To Demoulas Supermarkets Inc.’s directors: Smarten up

On July 31, 2014, in Latest News, by The Somerville Times

shelton_webBy William C. Shelton

(The opinions and views expressed in the commentaries of The Somerville Times belong solely to the authors of those commentaries and do not reflect the views or opinions of The Somerville Times, its staff or publishers)

Since your actions demonstrate that greed is your primary motivator, let’s realistically assess your chances of fulfilling those dreams of avarice. Considering the breathtaking rate at which you are destroying shareholder value, chances are slim.

Under the wise leadership of Arthur T. Demoulas, your chain grew to 71 stores. Last year’s profits were $217 million on sales of $4 billion.* Revenue growth was 6%. That’s enviable in a mature and hypercompetitive industry with notoriously thin profit margins.

Over ten years, that financial performance earned the nine of you a half-billion in dividends. But for your family’s greedier half, that wasn’t enough. They wanted to suck out another $1.5 billion, and last year they succeeded in extracting $250 million that could have been invested in growing the business.

With few exceptions, there are essentially only two strategies whereby a competitor in a mature industry can achieve exceptional profitability. Market Basket owns New England’s cost-leadership space, while Whole Foods dominates its differentiation space.

Now you want to abandon Arthur T’s conservative financial management in favor of extracting more cash. But if you sell off your extensive real estate inventory, you will initiate a cascade of consequences.

You will burden your cash flow to make rent payments to the properties’ new owners. You will be obligated to raise prices, which will lower your sales volume. Declining sales volume will reduce your bargaining power with vendors, increasing the prices that you pay for the goods that you sell, advertising that you buy, and supplies that you need.

A truly effective strategy, whether cost-leadership or differentiation, requires alignment of all a business’s elements—from market positioning, to operations management, to company culture. As you implement your new business model (assuming that you have one), these elements will become misaligned.
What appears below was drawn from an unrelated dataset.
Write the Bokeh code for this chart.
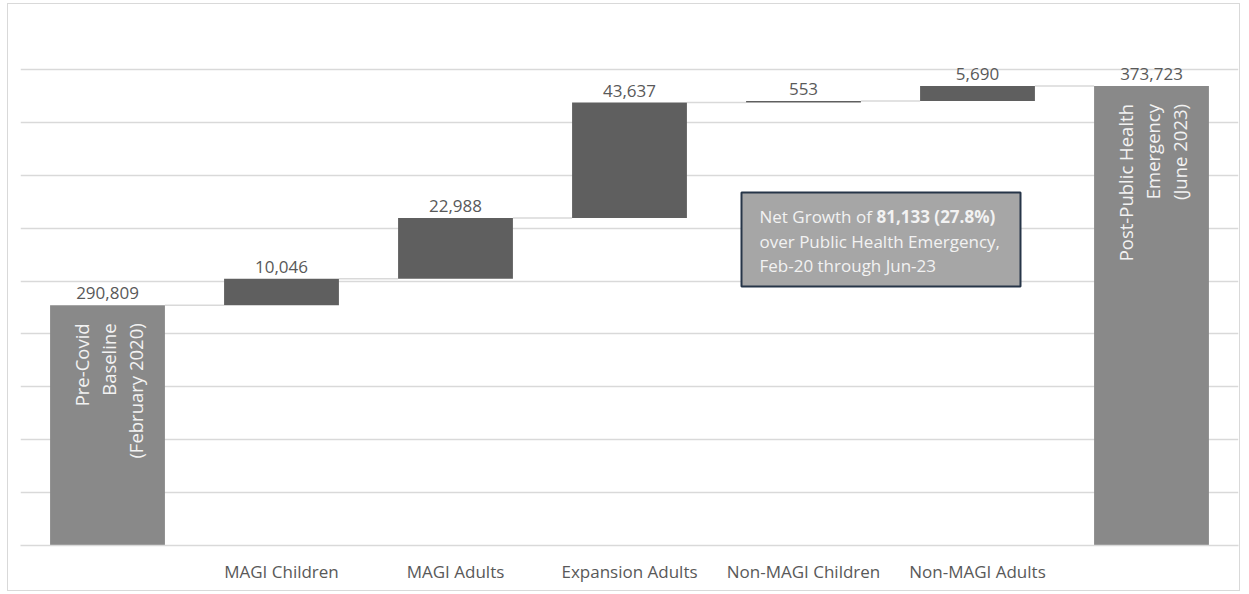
import numpy as np
from bokeh.plotting import figure
from bokeh.models import Range1d, FixedTicker, BoxAnnotation, Label, ColumnDataSource
from bokeh.core.properties import value
from bokeh.embed import file_html
from bokeh.resources import INLINE

# ---------------- data ----------------
categories = ["Pre-Covid Baseline (February 2020)", "MAGI Children", "MAGI Adults",
              "Expansion Adults", "Non-MAGI Children", "Non-MAGI Adults",
              "Post-Public Health Emergency (June 2023)"]
tick_labels = ["", "MAGI Children", "MAGI Adults", "Expansion Adults",
               "Non-MAGI Children", "Non-MAGI Adults", ""]
changes = [290809, 10046, 22988, 43637, 553, 5690, 373723]
is_total = [True, False, False, False, False, False, True]
pre_label_lines = ["Pre-Covid", "Baseline", "(February 2020)"]
post_label_lines = ["Post-Public Health", "Emergency", "(June 2023)"]
note_regular = "Net Growth of "
note_bold = "81,133 (27.8%)"
note_line2 = "over Public Health Emergency,"
note_line3 = "Feb-20 through Jun-23"
grid_ticks = list(range(200000, 400001, 20000))
y_min, y_max = 200000, 400000

# ---------------- styling ----------------
FONT = "Open Sans"
TOTAL_COLOR = "#898989"
INC_COLOR = "#5f5f5f"
TEXT_COLOR = "#595959"
GRID_COLOR = "#d9d9d9"

FRAME_L, FRAME_R, FRAME_T, FRAME_B = 20, 1238, 16, 545
OUT_L, OUT_T, OUT_W, OUT_H = 7, 3, 1233, 588
n = len(categories)
px_x = (FRAME_R - FRAME_L) / n              # pixels per category
px_y = (FRAME_B - FRAME_T) / (y_max - y_min)  # pixels per unit

def dx(px):
    return px / px_x

def dy(px):
    return px / px_y

def x_of(px):
    return -0.5 + (px - FRAME_L) / px_x

def y_of(py):
    return y_min + (FRAME_B - py) / px_y

# waterfall geometry from data
bottoms, tops, colors = [], [], []
running = 0
for v, tot in zip(changes, is_total):
    if tot:
        bottoms.append(0)
        tops.append(v)
        running = v
        colors.append(TOTAL_COLOR)
    else:
        bottoms.append(running)
        tops.append(running + v)
        running += v
        colors.append(INC_COLOR)

xs = list(range(n))
bar_w = 0.66
src = ColumnDataSource(dict(x=xs, bottom=bottoms, top=tops, color=colors,
                            label=[f"{v:,}" for v in changes],
                            label_y=[t + dy(12) for t in tops]))

p = figure(width=OUT_W, height=OUT_H, output_backend="svg", toolbar_location=None,
           x_range=Range1d(-0.5, n - 0.5), y_range=Range1d(y_min, y_max),
           min_border_left=FRAME_L - OUT_L - 1, min_border_right=OUT_L + 1 + OUT_W - FRAME_R,
           min_border_top=FRAME_T - OUT_T - 1, min_border_bottom=OUT_T + 1 + OUT_H - FRAME_B,
           y_axis_location=None)
p.styles = {"border": "1px solid #d9d9d9", "margin-left": f"{OUT_L}px", "margin-top": f"{OUT_T}px"}
p.outline_line_color = None
p.background_fill_color = "white"
p.border_fill_color = "white"

# grid
p.xgrid.visible = False
p.ygrid.ticker = FixedTicker(ticks=grid_ticks)
p.ygrid.grid_line_color = GRID_COLOR
p.ygrid.grid_line_width = 1.5

# x axis
p.xaxis.ticker = FixedTicker(ticks=xs)
p.xaxis.major_label_overrides = {i: t for i, t in enumerate(tick_labels)}
p.xaxis.major_tick_line_color = None
p.xaxis.minor_tick_line_color = None
p.xaxis.axis_line_color = GRID_COLOR
p.xaxis.axis_line_width = 1.5
p.xaxis.major_label_text_font = FONT
p.xaxis.major_label_text_font_size = "17px"
p.xaxis.major_label_text_color = TEXT_COLOR
p.xaxis.major_label_standoff = 8

# connectors
cx0 = [xs[i] + bar_w / 2 for i in range(n - 1)]
cx1 = [xs[i + 1] - bar_w / 2 for i in range(n - 1)]
cy = [tops[i] for i in range(n - 1)]
p.segment(x0=cx0, y0=cy, x1=cx1, y1=cy, line_color=GRID_COLOR, line_width=1.5)

# bars
p.vbar(x="x", bottom="bottom", top="top", width=bar_w, fill_color="color",
       line_color=None, source=src)

# value labels
p.text(x="x", y="label_y", text="label", source=src, text_font=value(FONT),
       text_font_size="17px", text_color=TEXT_COLOR, text_align="center",
       text_baseline="middle")

# rotated total labels
line_offsets = [-26, 1, 28]
rot_x, rot_y, rot_t = [], [], []
for idx, lines in ((0, pre_label_lines), (n - 1, post_label_lines)):
    for off, t in zip(line_offsets, lines):
        rot_x.append(xs[idx] + dx(off))
        rot_y.append(tops[idx] - dy(18))
        rot_t.append(t)
p.text(x=rot_x, y=rot_y, text=rot_t, angle=np.pi / 2, text_font=value(FONT),
       text_font_size="18.5px", text_color="#f2f2f2", text_align="right",
       text_baseline="middle")

# annotation box
box = BoxAnnotation(left=x_of(741), right=x_of(1020), top=y_of(192), bottom=y_of(286),
                    fill_color="#a6a6a6", fill_alpha=1.0, line_color="#263548",
                    line_width=2, line_alpha=1.0)
p.add_layout(box)

note_left = 759
for txt, px_left, py, style in ((note_regular, note_left, 216, "normal"),
                                (note_bold, note_left + 117, 216, "bold"),
                                (note_line2, note_left, 241, "normal"),
                                (note_line3, note_left, 265, "normal")):
    p.add_layout(Label(x=x_of(px_left), y=y_of(py), text=txt, text_font=FONT,
                       text_font_size="17px", text_font_style=style,
                       text_color="#f2f2f2", text_align="left", text_baseline="middle"))

open("out.html", "w").write(file_html(p, INLINE))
You will be stuck in the middle with Stop-and-Shop, Shaws, and Hannaford, struggling to achieve ordinary profitability.

And that’s if everything in your new plan goes well. But it can’t, because you are destroying brand equity.

The essence of a brand is trust. Not trust in a company’s leadership. You have already eroded that. Rather, trust that the customers know exactly what they will be getting. Think McDonald’s or CocaCola. The changes that you contemplate will confuse the market regarding what constitutes Market Basket’s brand.

In fact, your foolish actions are already destroying value at a deeper, less abstract, and more human level. They are betraying the loyalty of workers, customers, and vendors alike.

These are groups whose relationships have ripened over generations. I feel personally connected to all the deli workers at the Somerville Market Basket, and I look forward to my conversations with them. Your actions make manifest where our true loyalties lie, and they aren’t with you.

Can you offer any other example where

  • Employees at every level took action to support their company’s fired CEO?
  • A non-unionized workforce effectively organized and mobilized itself in just a few days?
  • A company’s customer base, with little prompting, imposed a crippling boycott, buying from competitors and pasting competitors’ receipts to the boycotted store’s windows?
  • Elected officials across the political spectrum spoke out against a company’s management and in favor of its workers?

So even if you were able to beat your employees into submission, what would you have? A workforce that gleefully practices what organizational behaviorists call “malicious compliance,” and hundreds of thousands of customers who conduct the most effective form of advertising—word of mouth—against you.

If you and your CEOs’ management of current events is any indication, you understand little about how the company works and could not effectively manage whatever plan you devise.

Rather than showing the public a human face and making your case, Arthur S, Felicia Thornton and Jim Gooch have lurked in the shadows. They have abjectly lost the market communications war. They have no coherent or credible message.

They tell us that they “saw no alternative” to taking the “difficult step” of firing eight senior employees. No alternative to firing people simply for speaking their minds at a rally? This transparent rationalization proclaims that you have no mind, or no heart, or both.

There are, however, a few good things that you have accomplished. You’ve given courage to workers and consumers across New England to act against greed-inspired, short-term, bottom-line management. You’ve shown them that what they have in common is more important than their differences.

And you have given pause to financial industry analysts who exhort corporate leadership to milk their companies. Those analysts may be too myopic to compare Costco’s and Walmart’s price-earnings ratios, but they can’t ignore the populist reaction that you have inspired.

Now we learn that Arthur T has made an offer to buy a 50.5% interest. We don’t know what that offer is. But he has a universal reputation for fairness and honesty, and he understands the company’s value much better than you ever will.

So your wisest response would be to accept the offer and put the proceeds into the kind of exploitative investments that you favor. Otherwise, there is only one direction that your shareholder value is going: down.

* Note to ST readers: Profit rates cannot be determined from sales and profit figures alone, particularly in the supermarket industry where mark ups are only a few percent, but average inventory turns can be as many as thirty per year.